O que leva à especulação de se este ano teremos, depois de muito tempo, uma divisão entre dois escritores:
Kraszahorkai e
Nádas?
Can Xue e
Yu Hua?
Gerald Murnane e
Alexis Wright?
Por fim, para por um fim, por enquanto, porque este é um tema que não se esgota fácil, apesar de achar que o prêmio vai sim para a China, tenho uma aposta pessoal, por achismo, e pela crítica ser forte, e pelos temas da autora e sua abordagem, austera, lúdica, elegante, levemente experimental, e ainda assim bem-humorada, lembrando Ernaux e Glück:
Rachel Cusk.
Por ora é só, provavelmente o/a ganhador/a não está aqui, nem no meu radar, e não vejo o sentido de encher mais do que já está este post com nomes e mais nomes apenas pela quantidade. Como sempre, ao mesmo tempo que torço pelos meus favoritos, quero também ser surpreendido. Que a decisão, a ser anunciada nesta próxima quinta, seja bem acertada
!
Deixo aqui também
um texto recente da folha sobre apostas recentes de editoras brasileiras:
Nobel de Literatura faz editoras se apressarem a publicar autores favoritos
Livros inéditos de eternos cotados como Gerald Murnane, Mircea Cartarescu e Can Xue tentam antecipar o anúncio
Com o anúncio do
Nobel de Literatura na esquina —será na manhã da próxima quinta, dia 10— editoras se apressam para ter no seu catálogo os
autores mais citados como favoritos, antecipando os anseios de leitores que vão buscar o contato com as obras antes que seus direitos autorais encareçam.

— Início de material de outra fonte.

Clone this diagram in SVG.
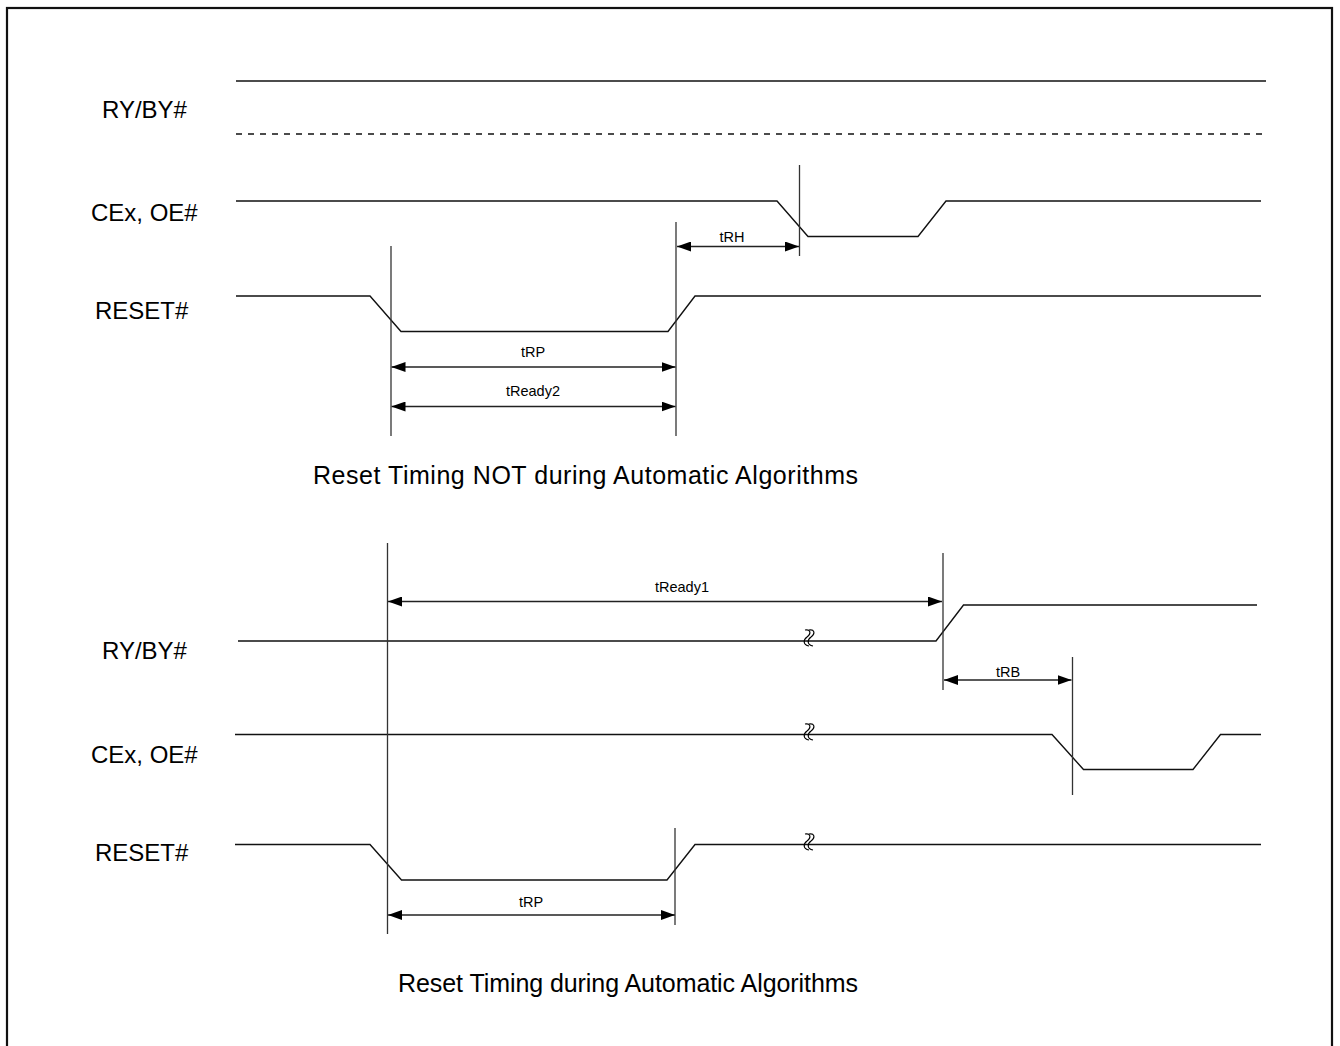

Não é coincidência que a Todavia lance neste mês o primeiro livro do australiano Gerald Murnane no Brasil, o meditativo "As Planícies", para o caso de se tornar o primeiro escritor da Oceania a levar o Nobel.

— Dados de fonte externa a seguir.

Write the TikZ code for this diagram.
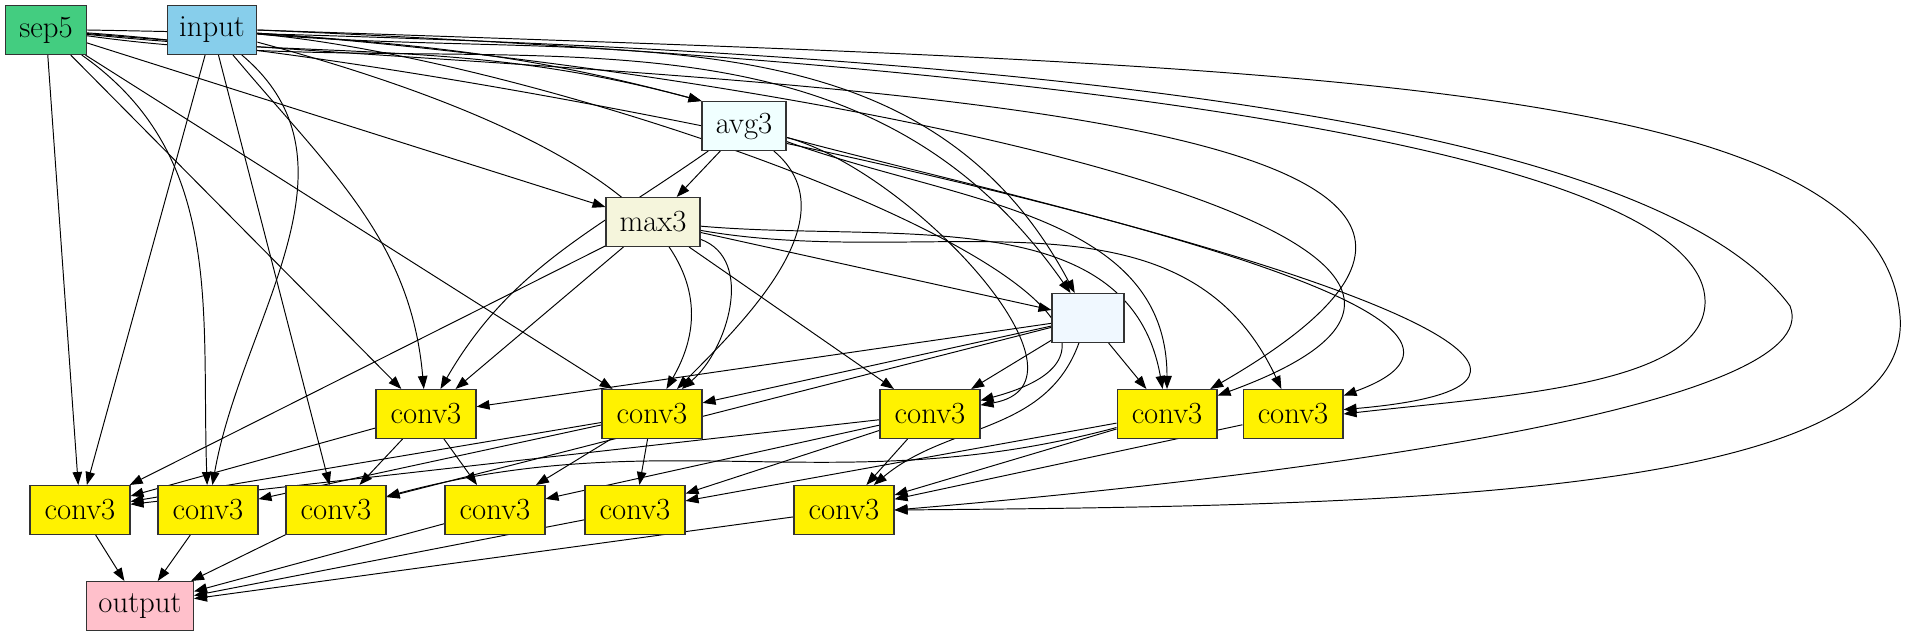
\documentclass[tikz,border=0pt]{standalone}
\usepackage{tikz}
\usetikzlibrary{arrows.meta, backgrounds}
\definecolor{cSea}{RGB}{67,205,128}
\definecolor{cSky}{RGB}{135,206,235}
\definecolor{cAzure}{RGB}{240,255,255}
\definecolor{cBeige}{RGB}{245,245,220}
\definecolor{cAlice}{RGB}{240,248,255}
\definecolor{cPink}{RGB}{255,192,203}
\tikzset{
  opbox/.style={rectangle, draw=black!80, line width=0.6pt, inner xsep=0.24cm,
                minimum height=0.98cm, font=\fontsize{17.5}{20}\selectfont},
  sepnode/.style={opbox, fill=cSea, minimum width=1.62cm},
  innode/.style={opbox, fill=cSky, minimum width=1.74cm},
  avgnode/.style={opbox, fill=cAzure, minimum width=1.68cm},
  maxnode/.style={opbox, fill=cBeige, minimum width=1.88cm},
  idnode/.style={opbox, fill=cAlice, minimum width=1.44cm},
  convnode/.style={opbox, fill=yellow, minimum width=2cm},
  outnode/.style={opbox, fill=cPink, minimum width=2.06cm},
  edge/.style={-{Triangle[length=0.26cm, width=0.19cm]}, line width=0.55pt, black}
}
\begin{document}
\begin{tikzpicture}[x=0.02cm, y=0.02cm]
  \useasboundingbox (0,0) rectangle (1932,636);

  \node[sepnode] (sep) at (46,606) {sep5};
  \node[innode] (inp) at (212,606) {input};
  \node[avgnode] (avg) at (744,510) {avg3};
  \node[maxnode] (max) at (653,414) {max3};
  \node[idnode] (ident) at (1088,318) {};

  \node[convnode] (ca) at (426,222) {conv3};
  \node[convnode] (cb) at (652,222) {conv3};
  \node[convnode] (cc) at (930,222) {conv3};
  \node[convnode] (cd) at (1167,222) {conv3};
  \node[convnode] (ce) at (1293,222) {conv3};

  \node[convnode] (cf) at (80,126) {conv3};
  \node[convnode] (cg) at (208,126) {conv3};
  \node[convnode] (ch) at (336,126) {conv3};
  \node[convnode] (ci) at (495,126) {conv3};
  \node[convnode] (cj) at (635,126) {conv3};
  \node[convnode] (ck) at (844,126) {conv3};

  \node[outnode] (out) at (140,30) {output};

  \begin{scope}[on background layer]
  \draw[edge] (sep) to[out=-6,in=165] (avg.north west);
  \draw[edge] (inp) to[out=-4,in=165] (avg.north west);
  \draw[edge] (sep) -- (max);
  \draw[edge] (avg) -- (max);
  \draw[edge] (sep) to[out=-8,in=125] (ident);
  \draw[edge] (inp) to[out=-5,in=118] (ident);
  \draw[edge] (max) -- (ident);

  \draw[edge] (sep) -- (ca);
  \draw[edge] (inp) to[out=-50,in=95] (ca);
  \draw[edge] (avg) to[out=215,in=60] (ca);
  \draw[edge] (max) -- (ca);
  \draw[edge] (ident) -- (ca);
  \draw[edge] (sep) -- (cb);
  \draw[edge] (inp) to[out=-15,in=60] (cb);
  \draw[edge] (avg) to[out=-40,in=45] (cb);
  \draw[edge] (max) to[out=-20,in=40] (cb);
  \draw[edge] (ident) -- (cb);
  \draw[edge] (max) -- (cc);
  \draw[edge] (ident) -- (cc);
  \draw[edge] (avg) to[out=-15,in=10] (cc);
  \draw[edge] (inp) to[out=-5,in=15] (cc);
  \draw[edge] (ident) -- (cd);
  \draw[edge] (avg) to[out=-20,in=90] (cd);
  \draw[edge] (sep) to[out=-5,in=30,looseness=1.3] (cd);
  \draw[edge] (inp) to[out=-4,in=20,looseness=1.2] (cd);
  \draw[edge] (max) to[out=-5,in=100] (cd);
  \draw[edge] (max) to[out=-10,in=115] (ce);
  \draw[edge] (avg) to[out=-15,in=20] (ce);
  \draw[edge] (sep) to[out=-4,in=5] (ce);
  \draw[edge] (inp.east) .. controls (1100,570) and (1700,480) .. (1705,336)
      .. controls (1708,250) and (1500,240) .. (ce.east);

  \draw[edge] (sep) -- (cf);
  \draw[edge] (inp) -- (cf);
  \draw[edge] (max) -- (cf);
  \draw[edge] (ca) -- (cf);
  \draw[edge] (cb) -- (cf);
  \draw[edge] (cc) -- (cf);
  \draw[edge] (sep) to[out=-35,in=92] (cg);
  \draw[edge] (inp) to[out=-40,in=80] (cg);
  \draw[edge] (cb) -- (cg);
  \draw[edge] (inp) -- (ch);
  \draw[edge] (ca) -- (ch);
  \draw[edge] (cd) to[out=195,in=15] (ch);
  \draw[edge] (ident) -- (ch);
  \draw[edge] (ca) -- (ci);
  \draw[edge] (cb) -- (ci);
  \draw[edge] (cc) -- (ci);
  \draw[edge] (cb) -- (cj);
  \draw[edge] (cc) -- (cj);
  \draw[edge] (cd) -- (cj);
  \draw[edge] (cc) -- (ck);
  \draw[edge] (ident) to[out=-110,in=40] (ck);
  \draw[edge] (cd) -- (ck);
  \draw[edge] (ce) -- (ck);
  \draw[edge] (sep.east) .. controls (1000,590) and (1650,520) .. (1790,330)
      .. controls (1830,230) and (1300,160) .. (ck.east);
  \draw[edge] (inp.east) .. controls (1300,570) and (1880,560) .. (1900,320)
      .. controls (1915,140) and (1400,130) .. (ck.east);

  \draw[edge] (cf) -- (out);
  \draw[edge] (cg) -- (out);
  \draw[edge] (ch) -- (out);
  \draw[edge] (ci) -- (out);
  \draw[edge] (cj) -- (out);
  \draw[edge] (ck) -- (out);
  \end{scope}
\end{tikzpicture}
\end{document}
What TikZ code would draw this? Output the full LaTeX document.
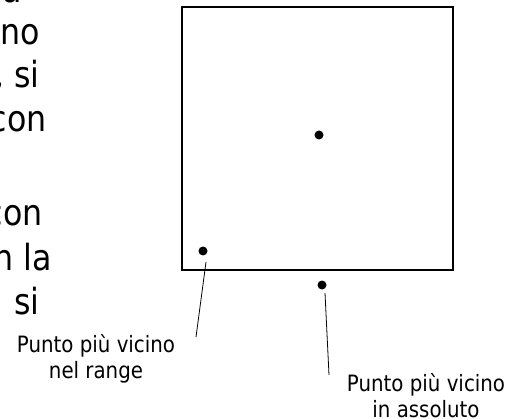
\documentclass[tikz,border=0pt]{standalone}
\usepackage{fontspec}
\setmainfont{DejaVu Sans}[FakeStretch=0.88]

\begin{document}
\begin{tikzpicture}[x=1pt,y=-1pt,
  dot/.style={circle,fill=black,inner sep=0pt,minimum size=9pt},
  pointer/.style={line width=0.8pt},
  caption/.style={align=center,inner sep=0pt,anchor=base,font=\fontsize{22.5}{26}\selectfont},
  body/.style={inner sep=0pt,anchor=base east,font=\fontsize{36}{44}\selectfont}]

  \useasboundingbox (0,0) rectangle (513,419);

  %text running off the left edge
  \begin{scope}
    \clip (0,0) rectangle (513,419);
    \foreach \txt/\xe/\yb [count=\i] in {a/22/3, ino/40/45, {, si}/40/88, con/47/132, con/43/226, n la/52/270, si/40/314}
      \node[body] (line\i) at (\xe,\yb) {\txt};
  \end{scope}

  %square
  \draw[line width=1.3pt] (182,7) rectangle (453,270);

  %points
  \node[dot] (centre) at (319,135) {};
  \node[dot] (near1) at (203,251) {};
  \node[dot] (near2) at (322,285) {};

  %labels (base sits on the last line)
  \node[caption] (range) at (96,378) {Punto più vicino\\nel range};
  \node[caption] (abs) at (426,417) {Punto più vicino\\in assoluto};

  %pointer lines
  \coordinate (tip1) at (196,337);
  \coordinate (tip2) at (329,375);
  \draw[pointer] ([shift={(3,11)}]near1.center) -- (tip1);
  \draw[pointer] ([shift={(3,8)}]near2.center) -- (tip2);
\end{tikzpicture}
\end{document}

É agora também que a Mundaréu publica seu segundo volume do romeno
Mircea Cartarescu, seu maior nobelizável —e não é qualquer livro, mas o ambicioso "Solenoide", obra caudalosa que compensará o esforço caso ele traga o prêmio ao leste europeu.
E a Fósforo tem a todo vapor a tradução da chinesa Can Xue, outra favorita fora do mercado brasileiro, sempre citada como possível "agora vai". Verena Veludo está traduzindo a ficção científica que deve ser batizada de "Histórias de Amor no Novo Milênio".

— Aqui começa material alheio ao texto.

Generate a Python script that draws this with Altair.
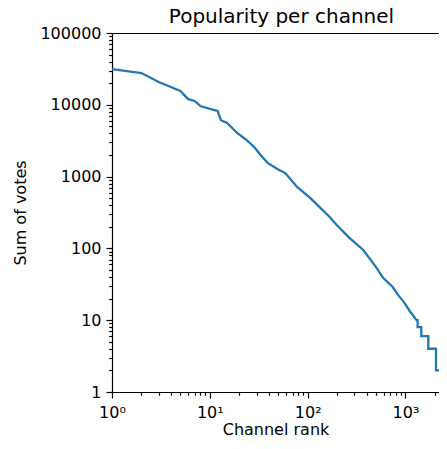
import altair as alt
import pandas as pd

# Values
rank = [1, 2, 3, 4, 5, 6, 7, 8, 10, 12, 13, 15, 19, 23, 25, 29, 33, 39, 49, 59,
        78, 106, 168, 198, 267, 370, 500, 590, 740, 850, 960, 1050, 1120, 1180,
        1230, 1300, 1330, 1330, 1450, 1450, 1710, 1710, 2050, 2050, 2360]
votes = [31500, 27700, 20800, 17700, 15600, 12000, 11300, 9600, 8750, 8200, 6100,
         5600, 4050, 3340, 3030, 2500, 2000, 1550, 1280, 1120, 717, 504, 274, 212,
         140, 95, 55, 39, 29, 22, 18, 15, 13, 12, 11, 10, 10, 8, 8, 6, 6, 4, 4, 2, 2]

x_major = [1, 10, 100, 1000]
x_major_labels = ["10⁰", "10¹", "10²", "10³"]
x_minor = [2, 3, 4, 5, 6, 7, 8, 9, 20, 30, 40, 50, 60, 70, 80, 90,
           200, 300, 400, 500, 600, 700, 800, 900, 2000]
y_major = [1, 10, 100, 1000, 10000, 100000]
y_minor = [m * d for d in [1, 10, 100, 1000, 10000] for m in range(2, 10)]

df = pd.DataFrame({"rank": rank, "votes": votes, "i": list(range(len(rank)))})

FONT = "DejaVu Sans"

xscale = alt.Scale(type="log", domain=[1, 2200], nice=False)
yscale = alt.Scale(type="log", domain=[1, 100000], nice=False)

x_label_expr = " : ".join(
    f"datum.value == {v} ? '{t}'" for v, t in zip(x_major, x_major_labels)
) + " : ''"

x_axis = alt.Axis(
    orient="bottom", values=x_major, title="Channel rank", labelExpr=x_label_expr,
    tickSize=6, labelOverlap=False, labelFlush=False, grid=False,
    labelPadding=6, titlePadding=1,
)
y_axis = alt.Axis(
    orient="left", values=y_major, title="Sum of votes", format="d",
    tickSize=6, labelOverlap=False, labelFlush=False, grid=False,
    labelPadding=5, titlePadding=11,
)
x_minor_axis = alt.Axis(orient="bottom", values=x_minor, tickSize=3.3, labels=False,
                        domain=False, title=None, grid=False)
y_minor_axis = alt.Axis(orient="left", values=y_minor, tickSize=3.3, labels=False,
                        domain=False, title=None, grid=False)

base = alt.Chart(df)

line = base.mark_line(color="#1f77b4", strokeWidth=2.3, clip=True).encode(
    x=alt.X("rank:Q", scale=xscale, axis=x_axis),
    y=alt.Y("votes:Q", scale=yscale, axis=y_axis),
    order="i:Q",
)

minor = base.mark_line(opacity=0, clip=True).encode(
    x=alt.X("rank:Q", scale=xscale, axis=x_minor_axis),
    y=alt.Y("votes:Q", scale=yscale, axis=y_minor_axis),
    order="i:Q",
)

top = base.mark_line(opacity=0, clip=True).encode(
    x=alt.X("rank:Q", scale=xscale,
            axis=alt.Axis(orient="top", labels=False, ticks=False, title=None, grid=False)),
    y=alt.Y("votes:Q", scale=yscale, axis=None),
    order="i:Q",
)

chart = alt.layer(line, minor, top).resolve_axis(
    x="independent", y="independent"
).properties(
    width=327,
    height=359,
    title=alt.TitleParams("Popularity per channel", font=FONT, fontSize=20,
                          fontWeight="normal", color="black", offset=-2,
                          frame="group", dx=6),
    autosize=alt.AutoSizeParams(type="none"),
    padding={"left": 104, "top": 25, "right": 0, "bottom": 48},
).configure_view(stroke=None).configure_axis(
    labelFont=FONT, labelFontSize=16, labelColor="black",
    titleFont=FONT, titleFontSize=16, titleFontWeight="normal", titleColor="black",
    domainColor="black", domainWidth=1.2, tickColor="black", tickWidth=1.2,
)

chart.save("out.html", embed_options={"renderer": "svg", "actions": False})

É a mesma editora que investiu corretamente nos últimos dois vencedores,
Jon Fosse e
Annie Ernaux, e editou no começo deste ano o argentino
César Aira, único latino-americano citado como possível azarão.
Outras candidatas perenes têm ampliado suas edições nos últimos anos —a canadense
Anne Carson em nada menos que quatro editoras, a russa
Liudmila Ulítskaia na 34 e a caribenha
Jamaica Kincaid, que
esteve há pouco na Feira do Livro, na Alfaguara. Mas sabemos bem como o Nobel gosta de surpreender.